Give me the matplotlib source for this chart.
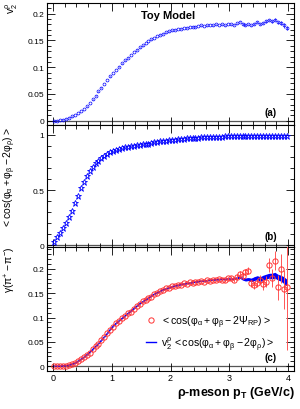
import matplotlib
import numpy as np

matplotlib.use("Agg")
import matplotlib.pyplot as plt
from matplotlib.lines import Line2D
from matplotlib.ticker import MultipleLocator, FuncFormatter


# bin centres in rho-meson pT (GeV/c), 0.05 wide
pt = np.arange(80) * 0.05 + 0.025

v2_rho = [
    0.000, 0.000, 0.001, 0.002, 0.004, 0.006, 0.008, 0.011, 0.014, 0.018,
    0.022, 0.027, 0.033, 0.040, 0.047, 0.055, 0.062, 0.069, 0.076, 0.083,
    0.089, 0.095, 0.101, 0.107, 0.113, 0.118, 0.123, 0.128, 0.133, 0.137,
    0.141, 0.145, 0.149, 0.152, 0.155, 0.158, 0.161, 0.163, 0.165, 0.167,
    0.169, 0.170, 0.171, 0.172, 0.173, 0.174, 0.175, 0.176, 0.176, 0.177,
    0.178, 0.177, 0.178, 0.179, 0.178, 0.180, 0.179, 0.180, 0.178, 0.181,
    0.180, 0.179, 0.182, 0.185, 0.181, 0.179, 0.180, 0.178, 0.181, 0.184,
    0.180, 0.183, 0.186, 0.188, 0.186, 0.189, 0.184, 0.182, 0.178, 0.173,
]
v2_err = [0.0005] * 60 + [
    0.001, 0.001, 0.001, 0.001, 0.0015, 0.0015, 0.0015, 0.0015, 0.002, 0.002,
    0.002, 0.002, 0.0025, 0.0025, 0.003, 0.003, 0.003, 0.0035, 0.004, 0.004,
]

cos_rho = [
    0.030, 0.072, 0.110, 0.155, 0.200, 0.255, 0.315, 0.380, 0.450, 0.515,
    0.575, 0.630, 0.675, 0.712, 0.742, 0.768, 0.792, 0.812, 0.828, 0.842,
    0.854, 0.864, 0.873, 0.880, 0.887, 0.893, 0.898, 0.902, 0.906, 0.910,
    0.914, 0.918, 0.922, 0.928, 0.934, 0.939, 0.943, 0.946, 0.949, 0.952,
    0.955, 0.958, 0.961, 0.964, 0.966, 0.968, 0.970, 0.972, 0.974, 0.976,
    0.977, 0.979, 0.980, 0.981, 0.982, 0.983, 0.984, 0.985, 0.986, 0.987,
    0.987, 0.988, 0.988, 0.989, 0.989, 0.990, 0.990, 0.990, 0.991, 0.991,
    0.991, 0.992, 0.992, 0.992, 0.993, 0.993, 0.993, 0.993, 0.994, 0.994,
]

gamma_calc = [
    0.000, 0.000, 0.000, 0.001, 0.001, 0.002, 0.004, 0.006, 0.010, 0.014,
    0.018, 0.023, 0.028, 0.034, 0.040, 0.046, 0.053, 0.060, 0.067, 0.075,
    0.082, 0.088, 0.093, 0.098, 0.103, 0.108, 0.113, 0.118, 0.123, 0.128,
    0.132, 0.136, 0.140, 0.144, 0.148, 0.151, 0.154, 0.157, 0.159, 0.161,
    0.163, 0.165, 0.166, 0.168, 0.169, 0.170, 0.171, 0.172, 0.173, 0.174,
    0.175, 0.175, 0.176, 0.177, 0.177, 0.178, 0.178, 0.179, 0.178, 0.180,
    0.179, 0.179, 0.181, 0.183, 0.180, 0.178, 0.179, 0.177, 0.180, 0.182,
    0.179, 0.182, 0.184, 0.186, 0.185, 0.187, 0.183, 0.181, 0.177, 0.172,
]
gamma_calc_err = [0.0008] * 62 + [
    0.002, 0.002, 0.003, 0.003, 0.003, 0.004, 0.004, 0.004, 0.005, 0.005,
    0.005, 0.005, 0.006, 0.006, 0.006, 0.006, 0.007, 0.007,
]

gamma_rp = [
    0.000, 0.000, 0.000, 0.000, 0.001, 0.002, 0.004, 0.007, 0.010, 0.014,
    0.019, 0.023, 0.028, 0.035, 0.041, 0.046, 0.054, 0.060, 0.068, 0.075,
    0.081, 0.089, 0.093, 0.099, 0.103, 0.109, 0.112, 0.118, 0.124, 0.127,
    0.133, 0.136, 0.141, 0.143, 0.149, 0.150, 0.155, 0.156, 0.160, 0.161,
    0.164, 0.164, 0.167, 0.167, 0.170, 0.169, 0.172, 0.171, 0.174, 0.173,
    0.176, 0.174, 0.177, 0.176, 0.178, 0.177, 0.179, 0.178, 0.177, 0.181,
    0.181, 0.178, 0.184, 0.190, 0.186, 0.193, 0.196, 0.170, 0.166, 0.171,
    0.178, 0.168, 0.174, 0.208, 0.181, 0.217, 0.162, 0.200, 0.158, 0.163,
]
gamma_rp_err = [0.001] * 50 + [
    0.0015, 0.0015, 0.0015, 0.002, 0.002, 0.002, 0.0025, 0.0025, 0.003, 0.003,
    0.004, 0.004, 0.005, 0.005, 0.006, 0.006, 0.007, 0.008, 0.008, 0.009,
    0.010, 0.011, 0.012, 0.015, 0.018, 0.020, 0.025, 0.030, 0.040, 0.130,
]

plt.rcParams["font.family"] = ["Liberation Sans", "DejaVu Sans"]
plt.rcParams["mathtext.fontset"] = "custom"
plt.rcParams["mathtext.rm"] = "Liberation Sans"
plt.rcParams["mathtext.it"] = "Liberation Sans:italic"
plt.rcParams["mathtext.bf"] = "Liberation Sans:bold"

W, H = 300, 410
fig = plt.figure(figsize=(W / 100, H / 100), dpi=100, facecolor="white")


def px_axes(top, bottom):
    return fig.add_axes([47 / W, 1 - bottom / H, (294 - 47) / W, (bottom - top) / H])


ax_a = px_axes(4, 126)
ax_b = px_axes(126, 248)
ax_c = px_axes(248, 372)

fmt = FuncFormatter(lambda v, p: "%g" % round(v, 4))

for ax, ylim, major, minor in [
    (ax_a, (-0.008, 0.22), 0.05, 0.01),
    (ax_b, (-0.015, 1.09), 0.5, 0.1),
    (ax_c, (-0.01, 0.245), 0.05, 0.01),
]:
    ax.set_xlim(-0.1, 4.1)
    ax.set_ylim(*ylim)
    ax.axhline(0, color="#555555", lw=0.9, zorder=1)
    ax.xaxis.set_major_locator(MultipleLocator(1))
    ax.xaxis.set_minor_locator(MultipleLocator(0.2))
    ax.yaxis.set_major_locator(MultipleLocator(major))
    ax.yaxis.set_minor_locator(MultipleLocator(minor))
    ax.yaxis.set_major_formatter(fmt)
    ax.tick_params(which="both", direction="in", top=True, right=True, width=0.6,
                   labelsize=6, pad=2, colors="black")
    ax.tick_params(which="major", length=6)
    ax.tick_params(which="minor", length=3)
    for s in ax.spines.values():
        s.set_linewidth(0.8)
    if ax is not ax_c:
        ax.tick_params(labelbottom=False)

# (a) v2 of the rho
ax_a.errorbar(pt, v2_rho, yerr=v2_err, fmt="o", ms=2.1, mfc="none", mec="blue",
              mew=0.5, ecolor="blue", elinewidth=0.5, capsize=0, zorder=3)
ax_a.text(0.38, 0.90, "Toy Model", transform=ax_a.transAxes, fontsize=8,
          fontweight="bold", ha="left", va="center")
ax_a.text(0.93, 0.107, "(a)", transform=ax_a.transAxes, fontsize=7,
          fontweight="bold", ha="right", va="center")

# (b) <cos(phi_a + phi_b - 2 phi_rho)>
ax_b.plot(pt, cos_rho, linestyle="none", marker="*", ms=4.8, mfc="none",
          mec="blue", mew=0.6, zorder=3)
ax_b.text(0.93, 0.09, "(b)", transform=ax_b.transAxes, fontsize=7,
          fontweight="bold", ha="right", va="center")

# (c) gamma correlator
lo = np.array(gamma_calc) - np.array(gamma_calc_err)
hi = np.array(gamma_calc) + np.array(gamma_calc_err)
ax_c.fill_between(pt, lo, hi, color="blue", lw=0, zorder=2)
ax_c.plot(pt, gamma_calc, color="blue", lw=1.0, zorder=3)
ax_c.errorbar(pt, gamma_rp, yerr=gamma_rp_err, fmt="o", ms=3.8,
              mfc="none", mec="#ff3333", mew=0.7, ecolor="#ff5555",
              elinewidth=0.7, capsize=0, zorder=4)
ax_c.text(0.93, 0.11, "(c)", transform=ax_c.transAxes, fontsize=7,
          fontweight="bold", ha="right", va="center")
ax_c.tick_params(axis="x", labelsize=6.5, pad=1.5)

h_rp = Line2D([], [], linestyle="none", marker="o", ms=3.8, mfc="none",
              mec="#ff3333", mew=0.7)
h_calc = Line2D([], [], color="blue", lw=1.0)
ax_c.legend(
    [h_rp, h_calc],
    [r"$\mathregular{<cos(\varphi_{\alpha} + \varphi_{\beta} - 2\Psi_{RP})>}$",
     r"$\mathregular{v_{2}^{\rho}\,<cos(\varphi_{\alpha} + \varphi_{\beta} - 2\varphi_{\rho})>}$"],
    loc="center left", bbox_to_anchor=(0.385, 0.31), frameon=False, fontsize=7.6,
    handlelength=0.9, handletextpad=0.5, labelspacing=0.35, borderaxespad=0,
)

# axis titles, ROOT style (aligned at the axis end)
fig.text(12 / W, 1 - 3 / H, r"$\mathregular{v_{2}^{\rho}}$", rotation=90,
         ha="center", va="top", fontsize=7.5)
fig.text(10 / W, 1 - 127 / H,
         r"$\mathregular{<cos(\varphi_{\alpha} + \varphi_{\beta} - 2\varphi_{\rho})>}$",
         rotation=90, ha="center", va="top", fontsize=7.5)
fig.text(10 / W, 1 - 246 / H, r"$\mathregular{\gamma(\pi^{+}-\pi^{-})}$",
         rotation=90, ha="center", va="top", fontsize=7.5)
fig.text(295 / W, 1 - 393 / H, r"ρ-meson p$_{\mathbf{T}}$ (GeV/c)",
         ha="right", va="center", fontsize=9, fontweight="bold")

fig.savefig("out.png", dpi=100, facecolor="white")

→ **What is expected**
Exactly as written, please give again the lines from the beginning of the listing through the line containing "pt = np.arange(80) * 0.05 + 0.025", inclusive, without any pictures.

→ **Task result**
Give me the matplotlib source for this chart.
import matplotlib
import numpy as np

matplotlib.use("Agg")
import matplotlib.pyplot as plt
from matplotlib.lines import Line2D
from matplotlib.ticker import MultipleLocator, FuncFormatter


# bin centres in rho-meson pT (GeV/c), 0.05 wide
pt = np.arange(80) * 0.05 + 0.025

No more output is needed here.